Instructions for the task:
Would you pull out every line of the material that contains the string "seaborn"?

Data extract:
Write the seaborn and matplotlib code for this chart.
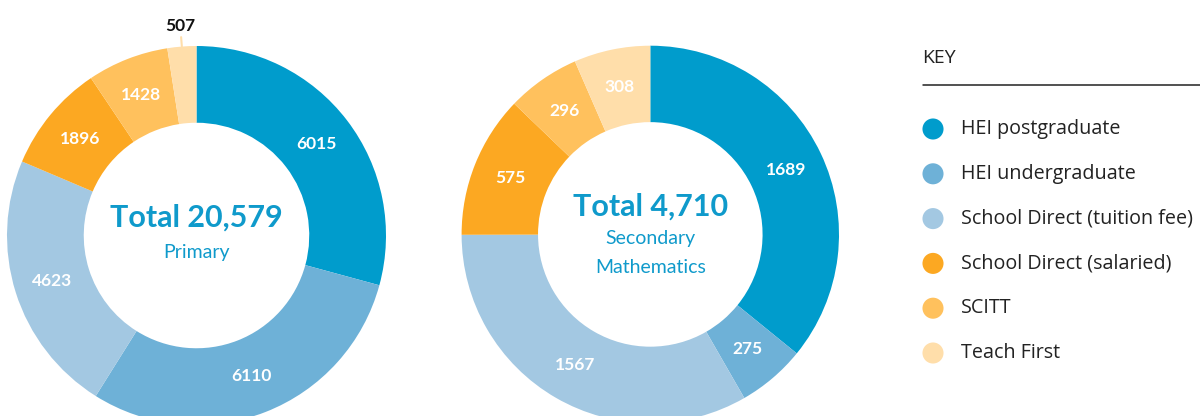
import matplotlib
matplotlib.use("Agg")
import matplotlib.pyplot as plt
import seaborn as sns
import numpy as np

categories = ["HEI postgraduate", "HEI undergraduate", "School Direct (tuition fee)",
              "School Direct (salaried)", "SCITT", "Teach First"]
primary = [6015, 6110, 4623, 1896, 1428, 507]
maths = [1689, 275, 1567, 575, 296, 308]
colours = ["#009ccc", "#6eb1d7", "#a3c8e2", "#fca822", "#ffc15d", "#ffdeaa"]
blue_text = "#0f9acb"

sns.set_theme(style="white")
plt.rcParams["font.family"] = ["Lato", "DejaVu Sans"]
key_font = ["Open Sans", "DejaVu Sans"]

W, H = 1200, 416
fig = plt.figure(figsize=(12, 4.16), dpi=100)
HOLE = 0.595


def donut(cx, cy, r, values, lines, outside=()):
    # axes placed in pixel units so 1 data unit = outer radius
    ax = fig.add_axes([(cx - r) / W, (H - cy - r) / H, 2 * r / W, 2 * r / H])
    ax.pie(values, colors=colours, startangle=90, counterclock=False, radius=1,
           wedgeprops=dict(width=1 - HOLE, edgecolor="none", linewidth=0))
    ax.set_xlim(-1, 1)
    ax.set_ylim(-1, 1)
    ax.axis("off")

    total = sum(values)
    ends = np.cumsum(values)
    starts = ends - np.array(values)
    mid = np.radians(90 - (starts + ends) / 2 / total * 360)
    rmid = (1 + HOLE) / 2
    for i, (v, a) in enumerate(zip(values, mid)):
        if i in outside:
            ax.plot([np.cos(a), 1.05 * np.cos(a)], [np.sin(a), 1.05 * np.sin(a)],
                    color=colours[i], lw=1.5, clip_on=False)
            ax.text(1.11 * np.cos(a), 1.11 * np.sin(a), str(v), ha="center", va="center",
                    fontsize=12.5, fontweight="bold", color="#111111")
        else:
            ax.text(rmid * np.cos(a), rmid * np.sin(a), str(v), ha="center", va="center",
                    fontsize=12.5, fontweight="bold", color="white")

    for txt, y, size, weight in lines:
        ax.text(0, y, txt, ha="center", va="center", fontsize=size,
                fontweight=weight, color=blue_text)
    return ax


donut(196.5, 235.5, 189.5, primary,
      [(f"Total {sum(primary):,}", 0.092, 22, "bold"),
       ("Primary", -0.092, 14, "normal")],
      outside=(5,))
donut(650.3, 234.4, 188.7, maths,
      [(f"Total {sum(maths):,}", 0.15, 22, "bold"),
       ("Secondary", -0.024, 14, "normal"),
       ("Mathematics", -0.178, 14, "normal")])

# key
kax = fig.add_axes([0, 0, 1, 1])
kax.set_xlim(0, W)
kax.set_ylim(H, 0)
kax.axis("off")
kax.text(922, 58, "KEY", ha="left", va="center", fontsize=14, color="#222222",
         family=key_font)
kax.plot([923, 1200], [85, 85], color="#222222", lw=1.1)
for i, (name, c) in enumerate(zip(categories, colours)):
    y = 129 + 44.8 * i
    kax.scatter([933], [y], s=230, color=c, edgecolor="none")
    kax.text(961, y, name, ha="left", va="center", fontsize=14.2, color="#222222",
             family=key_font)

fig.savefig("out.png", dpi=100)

---

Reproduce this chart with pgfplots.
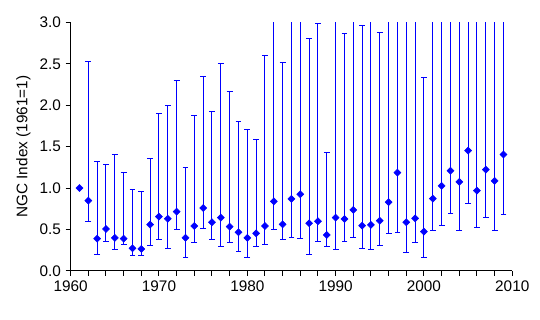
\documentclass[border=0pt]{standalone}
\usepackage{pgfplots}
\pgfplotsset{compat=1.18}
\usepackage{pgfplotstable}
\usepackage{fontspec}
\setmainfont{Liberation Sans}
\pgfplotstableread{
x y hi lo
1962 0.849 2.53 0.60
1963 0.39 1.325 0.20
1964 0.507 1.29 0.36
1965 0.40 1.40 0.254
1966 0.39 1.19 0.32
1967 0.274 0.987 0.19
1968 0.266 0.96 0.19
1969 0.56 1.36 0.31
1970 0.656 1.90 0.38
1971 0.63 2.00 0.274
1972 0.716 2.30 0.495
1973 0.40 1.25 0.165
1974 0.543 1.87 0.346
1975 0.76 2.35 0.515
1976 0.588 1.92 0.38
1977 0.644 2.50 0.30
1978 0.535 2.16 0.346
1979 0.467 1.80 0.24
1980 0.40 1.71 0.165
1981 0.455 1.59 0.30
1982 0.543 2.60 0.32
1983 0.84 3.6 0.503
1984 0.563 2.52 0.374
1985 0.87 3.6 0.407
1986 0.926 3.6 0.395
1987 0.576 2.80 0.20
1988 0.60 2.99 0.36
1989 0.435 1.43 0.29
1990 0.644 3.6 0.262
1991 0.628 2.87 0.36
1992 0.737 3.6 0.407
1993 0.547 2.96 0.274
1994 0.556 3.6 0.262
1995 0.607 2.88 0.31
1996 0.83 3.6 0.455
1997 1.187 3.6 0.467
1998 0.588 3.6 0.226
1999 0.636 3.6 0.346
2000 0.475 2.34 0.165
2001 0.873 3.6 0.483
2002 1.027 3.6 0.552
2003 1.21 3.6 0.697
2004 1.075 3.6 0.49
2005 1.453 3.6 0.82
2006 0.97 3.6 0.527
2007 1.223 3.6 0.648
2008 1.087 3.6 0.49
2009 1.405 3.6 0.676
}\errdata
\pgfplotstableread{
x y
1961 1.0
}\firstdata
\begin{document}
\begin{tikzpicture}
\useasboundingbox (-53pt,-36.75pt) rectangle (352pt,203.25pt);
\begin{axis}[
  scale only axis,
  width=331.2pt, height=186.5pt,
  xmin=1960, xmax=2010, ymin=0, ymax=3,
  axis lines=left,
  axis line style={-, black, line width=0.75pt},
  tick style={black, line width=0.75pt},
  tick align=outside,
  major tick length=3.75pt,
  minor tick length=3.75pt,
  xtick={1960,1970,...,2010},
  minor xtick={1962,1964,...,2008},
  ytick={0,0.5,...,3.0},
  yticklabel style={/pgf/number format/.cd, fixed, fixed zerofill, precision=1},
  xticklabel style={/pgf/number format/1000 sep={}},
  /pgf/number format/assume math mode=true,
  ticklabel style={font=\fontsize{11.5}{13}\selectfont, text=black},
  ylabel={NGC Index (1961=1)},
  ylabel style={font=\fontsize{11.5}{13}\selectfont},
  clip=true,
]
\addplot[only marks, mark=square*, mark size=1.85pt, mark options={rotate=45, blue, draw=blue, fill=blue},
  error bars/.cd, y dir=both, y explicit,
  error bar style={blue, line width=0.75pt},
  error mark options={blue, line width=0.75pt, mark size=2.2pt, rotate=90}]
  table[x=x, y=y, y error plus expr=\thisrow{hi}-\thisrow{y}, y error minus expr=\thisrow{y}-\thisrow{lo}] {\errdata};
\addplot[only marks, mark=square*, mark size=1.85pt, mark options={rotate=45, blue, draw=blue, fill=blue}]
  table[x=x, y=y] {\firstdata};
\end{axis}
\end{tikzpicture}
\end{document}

--

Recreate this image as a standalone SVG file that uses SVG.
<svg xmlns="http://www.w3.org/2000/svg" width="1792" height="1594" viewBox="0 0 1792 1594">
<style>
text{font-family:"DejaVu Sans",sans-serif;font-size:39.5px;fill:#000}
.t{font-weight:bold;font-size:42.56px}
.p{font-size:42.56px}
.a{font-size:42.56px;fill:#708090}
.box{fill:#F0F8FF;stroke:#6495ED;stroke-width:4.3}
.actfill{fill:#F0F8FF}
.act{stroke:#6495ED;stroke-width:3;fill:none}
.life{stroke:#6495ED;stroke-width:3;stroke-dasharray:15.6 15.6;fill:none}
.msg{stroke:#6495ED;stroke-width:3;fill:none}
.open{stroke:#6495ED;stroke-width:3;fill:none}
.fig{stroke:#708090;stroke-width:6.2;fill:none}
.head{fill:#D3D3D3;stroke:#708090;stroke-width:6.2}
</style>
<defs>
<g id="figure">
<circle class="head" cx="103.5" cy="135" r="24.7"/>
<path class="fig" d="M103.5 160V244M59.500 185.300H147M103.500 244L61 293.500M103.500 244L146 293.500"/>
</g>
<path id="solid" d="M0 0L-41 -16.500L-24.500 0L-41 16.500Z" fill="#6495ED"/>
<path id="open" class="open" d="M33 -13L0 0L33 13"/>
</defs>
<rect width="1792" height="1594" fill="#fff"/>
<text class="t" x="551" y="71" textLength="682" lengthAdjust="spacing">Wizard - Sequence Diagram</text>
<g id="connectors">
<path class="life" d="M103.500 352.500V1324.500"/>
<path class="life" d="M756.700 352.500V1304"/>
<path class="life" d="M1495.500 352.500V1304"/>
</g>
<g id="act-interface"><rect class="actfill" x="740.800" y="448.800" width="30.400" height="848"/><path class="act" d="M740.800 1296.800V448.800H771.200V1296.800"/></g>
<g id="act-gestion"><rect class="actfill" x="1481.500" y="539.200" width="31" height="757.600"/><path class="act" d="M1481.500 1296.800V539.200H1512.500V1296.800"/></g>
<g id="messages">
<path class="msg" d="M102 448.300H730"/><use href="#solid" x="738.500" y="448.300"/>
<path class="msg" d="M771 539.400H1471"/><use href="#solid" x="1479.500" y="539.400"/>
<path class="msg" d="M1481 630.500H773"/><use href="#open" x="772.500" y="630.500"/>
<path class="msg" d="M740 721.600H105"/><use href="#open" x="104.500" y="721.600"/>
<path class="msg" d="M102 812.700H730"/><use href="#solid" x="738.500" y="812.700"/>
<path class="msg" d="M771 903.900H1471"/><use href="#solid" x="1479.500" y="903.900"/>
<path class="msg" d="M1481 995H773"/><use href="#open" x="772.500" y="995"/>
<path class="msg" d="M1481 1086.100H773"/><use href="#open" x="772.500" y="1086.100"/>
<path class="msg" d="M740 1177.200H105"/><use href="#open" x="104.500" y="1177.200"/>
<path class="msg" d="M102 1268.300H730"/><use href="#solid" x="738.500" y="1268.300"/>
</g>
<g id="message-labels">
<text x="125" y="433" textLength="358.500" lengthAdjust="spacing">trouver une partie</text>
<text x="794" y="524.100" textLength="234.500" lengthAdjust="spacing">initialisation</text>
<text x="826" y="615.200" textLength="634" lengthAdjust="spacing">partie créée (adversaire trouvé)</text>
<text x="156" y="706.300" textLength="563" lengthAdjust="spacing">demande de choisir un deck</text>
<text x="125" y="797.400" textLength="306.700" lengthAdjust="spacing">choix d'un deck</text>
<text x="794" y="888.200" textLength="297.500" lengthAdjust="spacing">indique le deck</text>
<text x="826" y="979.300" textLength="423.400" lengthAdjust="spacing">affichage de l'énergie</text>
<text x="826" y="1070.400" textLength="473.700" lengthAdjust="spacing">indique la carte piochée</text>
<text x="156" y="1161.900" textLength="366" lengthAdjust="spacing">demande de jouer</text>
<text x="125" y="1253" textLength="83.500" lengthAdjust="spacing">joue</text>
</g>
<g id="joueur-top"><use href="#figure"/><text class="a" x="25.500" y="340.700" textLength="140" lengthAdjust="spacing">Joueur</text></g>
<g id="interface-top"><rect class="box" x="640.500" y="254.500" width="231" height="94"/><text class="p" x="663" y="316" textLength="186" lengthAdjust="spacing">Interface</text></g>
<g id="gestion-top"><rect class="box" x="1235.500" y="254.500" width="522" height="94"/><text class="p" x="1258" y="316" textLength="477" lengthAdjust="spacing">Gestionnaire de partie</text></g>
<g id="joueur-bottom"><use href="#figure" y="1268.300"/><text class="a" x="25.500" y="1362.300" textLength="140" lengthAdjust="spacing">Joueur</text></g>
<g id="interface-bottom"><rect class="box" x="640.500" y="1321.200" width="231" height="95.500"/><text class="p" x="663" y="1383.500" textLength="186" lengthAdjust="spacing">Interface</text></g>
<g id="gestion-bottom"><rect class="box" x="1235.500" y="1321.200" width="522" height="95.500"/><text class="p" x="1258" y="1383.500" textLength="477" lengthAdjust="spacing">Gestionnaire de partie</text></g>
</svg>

Answer to this exercise:
Write the seaborn and matplotlib code for this chart.
import seaborn as sns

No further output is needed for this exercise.